Commercial Bank of Ceylon PLC’s new branch in Port City Colombo is poised to bring world-class banking services to Sri Lanka’s emerging international financial hub.

Located at Building 04 in Area 02 of the Port City Business Centre – Commercial Hub, Commercial Bank’s Port City Colombo branch will function as a fully-fledged banking operation, strengthening the Bank’s presence in one of Sri Lanka’s most strategically significant emerging economic zones. Designed to serve the evolving financial requirements of corporates, investors, businesses, professionals and retail customers within the Port City Colombo ecosystem, the branch offers access to Commercial Bank’s comprehensive portfolio of financial solutions.
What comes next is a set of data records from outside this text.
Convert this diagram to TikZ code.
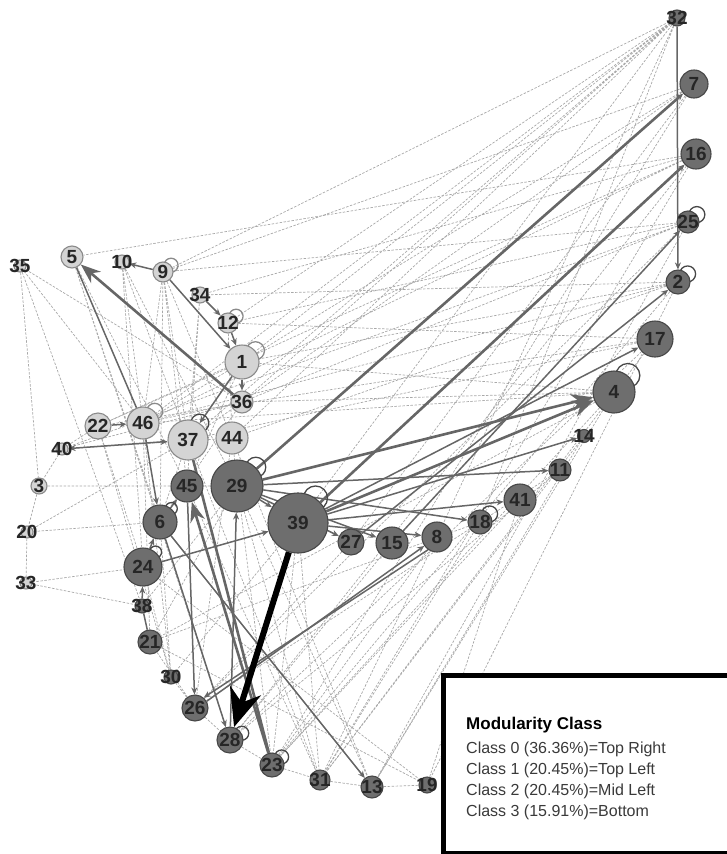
\documentclass[tikz,border=0pt]{standalone}
\usepackage{fontspec}
\setsansfont{Liberation Sans}
\usetikzlibrary{arrows.meta, backgrounds}
\definecolor{cdark}{HTML}{6E6E6E}
\definecolor{cdarkline}{HTML}{474747}
\definecolor{clight}{HTML}{D4D4D4}
\definecolor{clightline}{HTML}{8A8A8A}
\definecolor{cgrey}{HTML}{666666}
\definecolor{cfaint}{HTML}{A8A8A8}
\definecolor{ctext}{HTML}{3A3A3A}
\tikzset{
  every picture/.style={font=\sffamily},
  num/.style={font=\sffamily\bfseries\fontsize{19}{19}\selectfont, text=black!85, inner sep=0pt},
  vtx/.style 2 args={circle, draw=cdarkline, fill=cdark, line width=1.1pt, inner sep=0pt, minimum size=#1, label={[num]center:#2}},
  lvtx/.style 2 args={circle, draw=clightline, fill=clight, line width=1.1pt, inner sep=0pt, minimum size=#1, label={[num]center:#2}},
  faint/.style={draw=cfaint, line width=0.7pt, dash pattern=on 2.5pt off 1.5pt},
  link/.style={draw=cgrey, line width=1.5pt, -{Stealth[length=7pt, width=6pt]}},
  heavy/.style={link, line width=2.6pt},
  bighead/.style={-{Stealth[length=22pt, width=17pt]}},
  loopy/.style={draw=#1, line width=1.3pt},
  loopy/.default=cdarkline,
  keytitle/.style={font=\sffamily\bfseries\fontsize{17}{17}\selectfont, anchor=base west, inner sep=0pt},
  keyline/.style={font=\sffamily\fontsize{16}{16}\selectfont, text=ctext, anchor=base west, inner sep=0pt},
}
\begin{document}
\begin{tikzpicture}[x=1pt, y=-1pt]
  \useasboundingbox (0,0) rectangle (726,854);
  % top right
  \node[vtx={16pt}{32}] (n32) at (677,18) {};
  \node[vtx={28pt}{7}] (n7) at (694,84) {};
  \node[vtx={30pt}{16}] (n16) at (696,154) {};
  \node[vtx={22pt}{25}] (n25) at (688,222) {};
  \node[vtx={24pt}{2}] (n2) at (678,282) {};
  \node[vtx={36pt}{17}] (n17) at (655,339) {};
  \node[vtx={42pt}{4}] (n4) at (614,392) {};
  \node[vtx={13pt}{14}] (n14) at (584,436) {};
  \node[vtx={22pt}{11}] (n11) at (560,470) {};
  \node[vtx={32pt}{41}] (n41) at (520,500) {};
  \node[vtx={24pt}{18}] (n18) at (480,522) {};
  \node[vtx={30pt}{8}] (n8) at (437,537) {};
  \node[vtx={32pt}{15}] (n15) at (392,543) {};
  \node[vtx={26pt}{27}] (n27) at (351,542) {};
  \node[vtx={60pt}{39}] (n39) at (298,523) {};
  % mid left
  \node[vtx={52pt}{29}] (n29) at (237,486) {};
  \node[vtx={32pt}{45}] (n45) at (187,486) {};
  \node[vtx={34pt}{6}] (n6) at (160,522) {};
  \node[vtx={38pt}{24}] (n24) at (143,567) {};
  % bottom
  \node[vtx={14pt}{38}] (n38) at (142,606) {};
  \node[vtx={24pt}{21}] (n21) at (150,642) {};
  \node[vtx={14pt}{30}] (n30) at (171,677) {};
  \node[vtx={26pt}{26}] (n26) at (195,708) {};
  \node[vtx={26pt}{28}] (n28) at (230,740) {};
  \node[vtx={24pt}{23}] (n23) at (272,765) {};
  \node[vtx={20pt}{31}] (n31) at (320,780) {};
  \node[vtx={22pt}{13}] (n13) at (372,787) {};
  \node[vtx={16pt}{19}] (n19) at (427,785) {};
  % top left
  \node[lvtx={12pt}{35}] (n35) at (20,266) {};
  \node[lvtx={22pt}{5}] (n5) at (72,257) {};
  \node[lvtx={14pt}{10}] (n10) at (122,262) {};
  \node[lvtx={20pt}{9}] (n9) at (163,272) {};
  \node[lvtx={16pt}{34}] (n34) at (200,295) {};
  \node[lvtx={20pt}{12}] (n12) at (228,323) {};
  \node[lvtx={34pt}{1}] (n1) at (242,362) {};
  \node[lvtx={22pt}{36}] (n36) at (242,402) {};
  \node[lvtx={32pt}{46}] (n46) at (143,423) {};
  \node[lvtx={26pt}{22}] (n22) at (98,426) {};
  \node[lvtx={12pt}{40}] (n40) at (62,449) {};
  \node[lvtx={40pt}{37}] (n37) at (188,440) {};
  \node[lvtx={32pt}{44}] (n44) at (232,438) {};
  \node[lvtx={16pt}{3}] (n3) at (39,486) {};
  \node[lvtx={12pt}{20}] (n20) at (27,532) {};
  \node[lvtx={12pt}{33}] (n33) at (26,583) {};

  \begin{scope}[on background layer]
    % dashed links
    \draw[faint] (n32) -- (n9) (n32) -- (n12) (n32) -- (n1) (n32) -- (n36) (n32) -- (n46)
      (n32) -- (n37) (n32) -- (n44) (n32) -- (n39) (n32) -- (n18) (n32) -- (n8);
    \draw[faint] (n7) -- (n9) (n7) -- (n1) (n7) -- (n36) (n7) -- (n37) (n7) -- (n27) (n7) -- (n23)
      (n16) -- (n5) (n16) -- (n34) (n16) -- (n46) (n16) -- (n22) (n16) -- (n28) (n16) -- (n31);
    \draw[faint] (n25) -- (n9) (n25) -- (n12) (n25) -- (n36) (n25) -- (n40) (n25) -- (n26) (n25) -- (n13)
      (n2) -- (n34) (n2) -- (n1) (n2) -- (n46) (n2) -- (n44) (n2) -- (n23) (n2) -- (n19);
    \draw[faint] (n17) -- (n12) (n17) -- (n22) (n17) -- (n37) (n17) -- (n28) (n17) -- (n31)
      (n4) -- (n1) (n4) -- (n36) (n4) -- (n46) (n4) -- (n23) (n4) -- (n21) (n4) -- (n13);
    \draw[faint] (n14) -- (n13) (n14) -- (n31) (n11) -- (n26) (n11) -- (n28) (n41) -- (n19) (n41) -- (n23)
      (n18) -- (n21) (n18) -- (n31) (n8) -- (n23) (n8) -- (n31) (n15) -- (n28) (n27) -- (n26);
    \draw[faint] (n35) -- (n46) (n35) -- (n36) (n35) -- (n38) (n35) -- (n3) (n5) -- (n28) (n5) -- (n6)
      (n5) -- (n45) (n10) -- (n46) (n10) -- (n37) (n10) -- (n29) (n10) -- (n24);
    \draw[faint] (n9) -- (n46) (n9) -- (n6) (n9) -- (n45) (n9) -- (n44) (n9) -- (n37) (n34) -- (n37)
      (n34) -- (n45) (n12) -- (n44) (n1) -- (n22) (n1) -- (n46) (n1) -- (n45);
    \draw[faint] (n36) -- (n40) (n36) -- (n6) (n36) -- (n46) (n22) -- (n40) (n22) -- (n24) (n40) -- (n3)
      (n40) -- (n44) (n3) -- (n20) (n3) -- (n45) (n3) -- (n29) (n20) -- (n33) (n20) -- (n6) (n20) -- (n37);
    \draw[faint] (n33) -- (n38) (n33) -- (n24) (n46) -- (n30) (n46) -- (n21) (n22) -- (n30) (n37) -- (n24)
      (n37) -- (n31) (n44) -- (n13) (n44) -- (n23) (n45) -- (n31) (n6) -- (n30) (n24) -- (n30);
    \draw[faint] (n24) -- (n19) (n26) -- (n30) (n26) -- (n28) (n28) -- (n23) (n23) -- (n31) (n31) -- (n13)
      (n13) -- (n19) (n21) -- (n26) (n38) -- (n29) (n30) -- (n39) (n29) -- (n13) (n29) -- (n31)
      (n21) -- (n19) (n44) -- (n26) (n29) -- (n21) (n39) -- (n31) (n39) -- (n23);
    % solid links
    \draw[link] (n32) -- (n2);
    \draw[heavy] (n29) -- (n7);
    \draw[heavy] (n39) -- (n16);
    \draw[link] (n15) -- (n25);
    \draw[link] (n39) -- (n17);
    \draw[link] (n27) -- (n2);
    \draw[heavy, bighead] (n29) -- (n4);
    \draw[heavy, bighead] (n39) -- (n4);
    \draw[link] (n39) -- (n14);
    \draw[link] (n29) -- (n11);
    \draw[link] (n39) -- (n41);
    \draw[link] (n29) -- (n18);
    \draw[link] (n29) -- (n15);
    \draw[link] (n39) -- (n8);
    \draw[link] (n29) -- (n27);
    \draw[link] (n29) -- (n39);
    \draw[link] (n26.30) -- (n8.215);
    \draw[link] (n8.235) -- (n26.50);
    \draw[heavy, -{Stealth[length=20pt, width=15pt]}] (n36) -- (n5);
    \draw[link, -] (n46) -- (n5);
    \draw[link] (n9) -- (n1);
    \draw[link] (n9) -- (n10);
    \draw[link] (n34) -- (n12);
    \draw[link] (n12) -- (n1);
    \draw[link] (n1) -- (n36);
    \draw[link] (n1) -- (n37);
    \draw[link] (n22) -- (n46);
    \draw[link, {Stealth[length=7pt, width=6pt]}-{Stealth[length=7pt, width=6pt]}] (n40) -- (n37);
    \draw[heavy, -{Stealth[length=20pt, width=15pt]}] (n23) -- (n45);
    \draw[heavy, -] (n37) -- (n23);
    \draw[link] (n6) -- (n13);
    \draw[link] (n6) -- (n28);
    \draw[link] (n28) -- (n29);
    \draw[link] (n24) -- (n39);
    \draw[link] (n38) -- (n24);
    \draw[link, -] (n21) -- (n38);
    \draw[link] (n45) -- (n26);
    \draw[link] (n46) -- (n6);
    \draw[link] (n6) -- (n45);
    \draw[link] (n24) -- (n6);
    \draw[black, line width=6pt, -{Stealth[length=38pt, width=32pt]}] (n39) -- (n28);
    % self loops
    \draw[loopy=clightline] (n9.40) circle (7);
    \draw[loopy=clightline] (n12.40) circle (7);
    \draw[loopy=clightline] (n1.40) circle (9);
    \draw[loopy=clightline] (n46.45) circle (8);
    \draw[loopy] (n37.55) circle (9);
    \draw[loopy] (n29.45) circle (10);
    \draw[loopy] (n39.55) circle (12);
    \draw[loopy] (n4.50) circle (12);
    \draw[loopy] (n25.40) circle (8);
    \draw[loopy] (n2.40) circle (8);
    \draw[loopy] (n18.40) circle (8);
    \draw[loopy] (n28.30) circle (7);
    \draw[loopy] (n23.40) circle (7);
    \draw[loopy] (n6.50) circle (6);
    \draw[loopy] (n24.50) circle (6);
  \end{scope}

  % legend
  \node[draw=black, line width=5pt, fill=white, anchor=north west, inner sep=0pt,
    minimum width=320pt, minimum height=178pt] (key) at (441,673) {};
  \node[keytitle] (k0) at (466,729) {Modularity Class};
  \node[keyline] (k1) at (466,753) {Class 0 (36.36\%)=Top Right};
  \node[keyline] (k2) at (466,774) {Class 1 (20.45\%)=Top Left};
  \node[keyline] (k3) at (466,795) {Class 2 (20.45\%)=Mid Left};
  \node[keyline] (k4) at (466,816) {Class 3 (15.91\%)=Bottom};
\end{tikzpicture}
\end{document}
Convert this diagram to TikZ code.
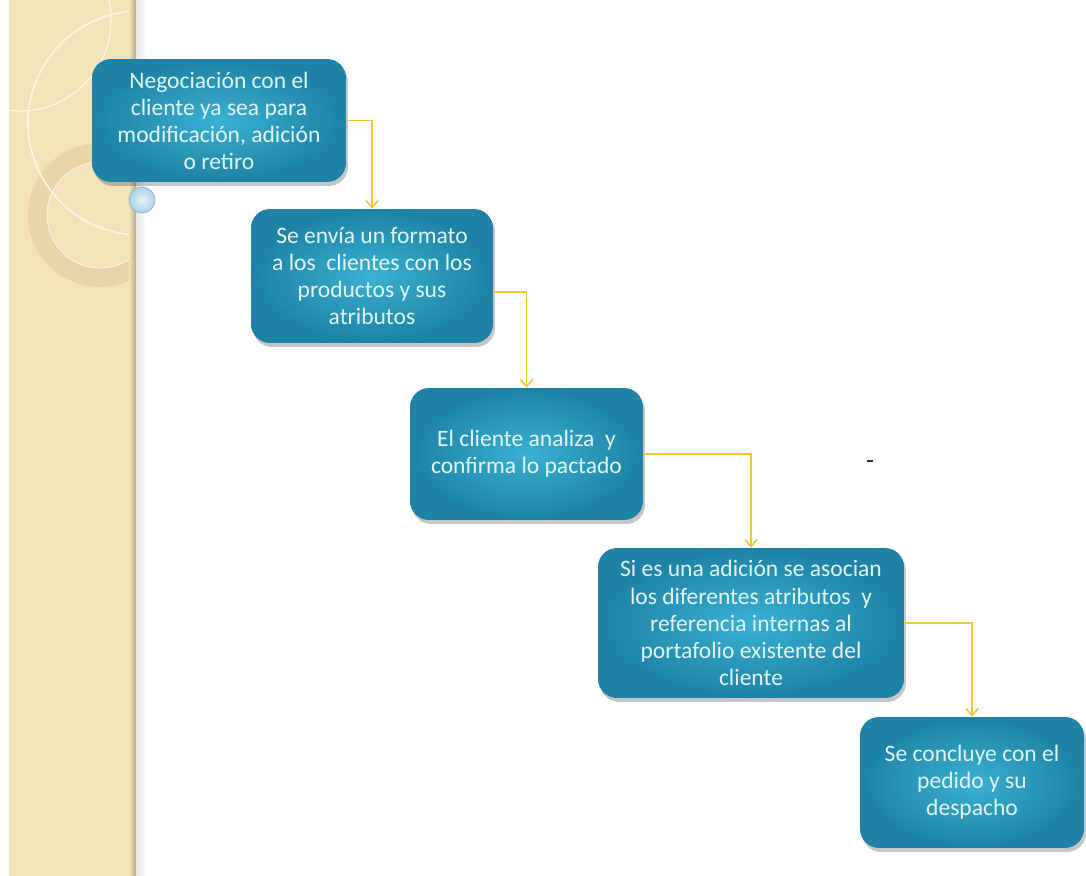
\documentclass[tikz,border=0pt]{standalone}
\usepackage{fontspec}
\setmainfont{Carlito}
\usetikzlibrary{arrows.meta,shadows}
\definecolor{boxin}{HTML}{3AB1D3}
\definecolor{boxout}{HTML}{1D82A5}
\definecolor{txt}{HTML}{E2F5F6}
\definecolor{link}{HTML}{F2C53E}
\definecolor{paper}{HTML}{F3E3B8}
\definecolor{ring}{HTML}{E8D6A8}
\definecolor{ringedge}{HTML}{FBF4E2}
\definecolor{knobin}{HTML}{EAF5FC}
\definecolor{knobout}{HTML}{A9D1EA}
\begin{document}
\begin{tikzpicture}[x=0.02cm,y=-0.02cm,
  stepbox/.style={rounded corners=0.38cm, inner color=boxin, outer color=boxout,
    text=txt, align=center, font=\fontsize{13.4}{15.4}\selectfont,
    drop shadow={shadow xshift=0.04cm, shadow yshift=-0.08cm, opacity=0.28, fill=black!80}},
  link/.style={draw=link, line width=0.9pt, -{Straight Barb[length=4pt,width=7pt]}}]
\useasboundingbox (0,0) rectangle (1086,876);
\fill[white] (0,0) rectangle (1086,876);

% decorative side strip
\fill[paper] (9,0) rectangle (136,876);
\begin{scope}
  \clip (9,0) rectangle (136,876);
  \draw[ring, line width=0.38cm] (100,215) circle[radius=1.25cm];
  \draw[ringedge, line width=0.5pt] (100,215) circle[radius=1.06cm];
  \draw[ringedge, line width=1pt] (140,123) circle[radius=2.24cm];
  \draw[ringedge, line width=0.8pt] (20,20) circle[radius=1.82cm];
\end{scope}
\shade[left color=paper, right color=paper!75!black] (129,0) rectangle (136,876);
\shade[left color=black!10, right color=white] (136,0) rectangle (147,876);

% process steps
\node[stepbox, minimum width=5.08cm, minimum height=2.46cm] (b1) at (219,120.5)
  {Negociación con el\\cliente ya sea para\\modificación, adición\\o retiro};
\node[stepbox, minimum width=4.84cm, minimum height=2.68cm] (b2) at (372,276)
  {Se envía un formato\\a los~ clientes con los\\productos y sus\\atributos};
\node[stepbox, minimum width=4.66cm, minimum height=2.64cm] (b3) at (526.5,454)
  {El cliente analiza~ y\\confirma lo pactado};
\node[stepbox, minimum width=6.12cm, minimum height=3.0cm] (b4) at (751,623)
  {Si es una adición se asocian\\los diferentes atributos~ y\\referencia internas al\\portafolio existente del\\cliente};
\node[stepbox, minimum width=4.48cm, minimum height=2.62cm] (b5) at (972,782.5)
  {Se concluye con el\\pedido y su\\despacho};

% small knob under the first step
\node[circle, minimum size=0.52cm, inner sep=0pt, draw=knobout!60!gray,
  inner color=knobin, outer color=knobout] (knob) at (142,200) {};

% connectors
\coordinate (k2) at (0,292);
\draw[link] (b1.east) -| (b2.north);
\draw[link] (b2.east |- k2) -| (b3.north);
\draw[link] (b3.east) -| (b4.north);
\draw[link] (b4.east) -| (b5.north);

% stray mark
\draw[black!80, line width=1.1pt] (867,461) -- (873,461);
\end{tikzpicture}
\end{document}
These include current and savings accounts, fixed deposits, personal and business lending, housing and leasing facilities, credit and debit card services, inward and outward remittances, foreign currency accounts and transactions, trade finance solutions, import and export services, corporate banking, treasury and foreign exchange services, cash management solutions and digital banking facilities.

By combining full-service branch banking with digital capabilities and uninterrupted self-service access, the new branch reflects Commercial Bank’s commitment to delivering future-ready, accessible and internationally aligned financial services in support of Port City Colombo’s growth as a dynamic hub for commerce, investment and innovation.